One answer, of course, is that there is convincing evidence that Tea Partiers are racist. That theme gained support on the Left after a New York Times/CBS poll showed that 25% of Tea Party supporters thought Obama’s policies favored blacks, compared to 11% of adults more generally who shared this view.  Moreover, 52% of Tea Partiers, but only 28% of all respondents, believe “In recent years, too much been made of the problems facing black people.”

For those on the Left, this is proof that the Tea Party movement is at least in part racially motivated. For Tea Partiers, however, the questions are not tapping into racial views – they are inciting policy views.  They note, for example, that fully 73% of Tea Parties believe blacks and whites have an equal chance of getting ahead in society.  Moreover, they point out that the Times poll also found that 65% of Tea Partiers believe Obama has treated blacks and white equally – not exactly evidence that the movement is dominated by racists.  It is far more likely, Tea Party supporters suggest, that these questions are tapping views regarding affirmative action in schools, diversity in hiring, and other race-related public policies.

Uncovering racial motives from survey questions is tricky business. (Next time you are at a cocktail party, ask all the racists in the room to raise their hands. See what I mean?)   So, without accepting or dismissing either interpretation, let me suggest four additional reasons, listed here in no particular order, that might explain the willingness of those on the Left to ascribe racist views toward Tea Partiers, but not to Perot’s followers, despite the two movements’ almost indistinguishable racial composition and economic policy views.

First, the Perot movement, like the Tea Party movement, directed its rage at incumbents.  In 1992, however, the President was Republican, but Congress was controlled by Democrats.  So the anti-incumbent fervor did not seem directed at any single party.  In the same vein, Perot’s followers were not drawn primarily from one party, while the Tea Party is at least half Republican and its members share a distinctly conservative perspective.  Perot, in contrast, drew heavily from moderates and liberals as well as conservatives.  It is easier for the Left to brand a predominantly white movement as racially-motivated when most of its members don’t share the Left’s ideological views.

Second, the fracturing of media discourse into many more ideologically-oriented sources on both cable and the internet, has contributed to an echo-chamber effect where those on the Left are exposed to an increasingly smaller, and more critical, view of the Tea Party movement than was the case in 1992 with Perot’s followers. These often consist of the more “newsworthy” pictures from protest rallies showing the crazier element in the Tea Party movement.  These images are cross-linked with like-minded sites, adding to the prevailing view that the Tea Partiers carry guns and crosses and spit on members of Congress.

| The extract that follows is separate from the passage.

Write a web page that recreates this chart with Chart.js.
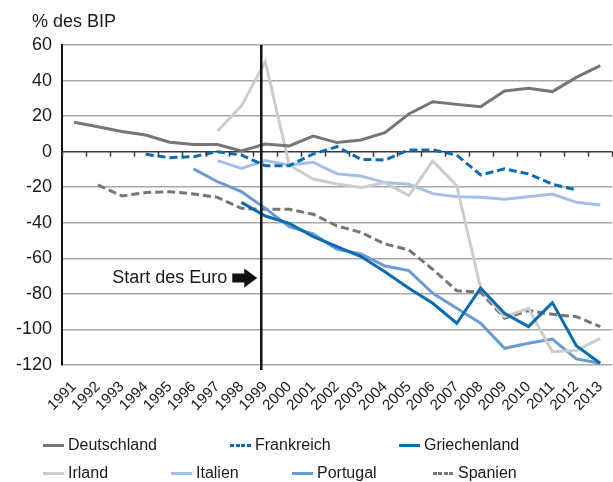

Third, the Perot movement had a figurehead – Ross Perot – on which the media could focus its narrative.  Indeed, one of the media frames in 1992 centered on whether Perot was crazy, rather than his followers!  In contrast, it’s much harder for the media to develop a coherent and concise frame on a movement that seems so amorphous and unorganized and whose newsworthy events seem to be raucous rallies rather than statements of principle from the movement’s leader.  This allows progressives like Dionne and others to step into the media vacuum and define the Tea Party movement themselves.

Finally, one should not underestimate the importance of having an African-American president.  Simply put, many progressives sincerely believe that much of the criticism against Obama from the Right is rooted in racism, just as many on the Right sincerely believe that progressives are using charges of racism as a convenient excuse to deflect the Tea Party’s genuine substantive concerns.  Tea party supporters argue that it is simply easier for those on the Left to dismiss the Tea Party as a fringe movement rather than accept that it in fact derives its support mostly from those who are disenchanted with Obama’s and the Democratically-controlled Congress’ policies.

Unlike critics on the Left (and their critics on the Right) I don’t pretend to know the motivations of the Tea Party movement. And, lacking access to the sampling procedures underlying many of these polls, I am more hesitant than others to make blanket generalizations regarding the Tea Party based on a single set of poll questions. I’ll leave it to others to cherry pick those results that fit their ideological predispositions.

Instead, I want to suggest that trying to uncover the Tea Party’s motivations is not a very useful exercise. What we really want to know is whether Dionne and other progressives are right in asserting that the group will not have an impact in 2010. After looking at the polling data as a whole, I don’t believe he is – the Tea Party is a broad movement rivaling the Perot movement in strength and which is motivated by a very strong anti-incumbent fervor rooted in concerns about government spending and the deficit – the same issues on which Perot campaigned and won roughly one in five votes cast in the 1992 presidential election.  Efforts to paint Tea Partiers as a marginal group composed of bible-thumpers, racists and denture-wearing geriatrics hoping to turn back the clock to the “good old days” are not very helpful to Democrats if it leads them to dismiss voters’ substantive concerns. Racist or not, the Tea Party movement is composed disproportionately of affluent, well educated white males – precisely the attributes of individuals who are most likely to vote in any election.  In the absence of economic improvement, this bloc of strongly motivated voters, ranging in size from 15% to 25% of likely voters, may contribute to an electoral tidal wave in November’s midterms that could wash away the Democratic majority. An astounding 94% of the Tea Partiers surveyed in the NY Times poll believed it is time for new people in government (compared to 78% of all adults who believe this.)  Twenty-eight percent believe Congress is primarily to blame for the current state of the economy, and 34% believe it is responsible for the budget deficit, making Congress, even more than Obama or Bush, the primary source of the Tea Partiers’ ire. At a minimum, this suggests the movement has the potential to swing a significant number of seats away from the Democrat Party, potentially making the difference between a Republican or Democrat-controlled House and/or Senate come November.

It is still too early to make accurate predictions regarding the 2010 midterms, of course.  But I think progressives do themselves a disservice if they dismiss the potential impact of the Tea Party movement.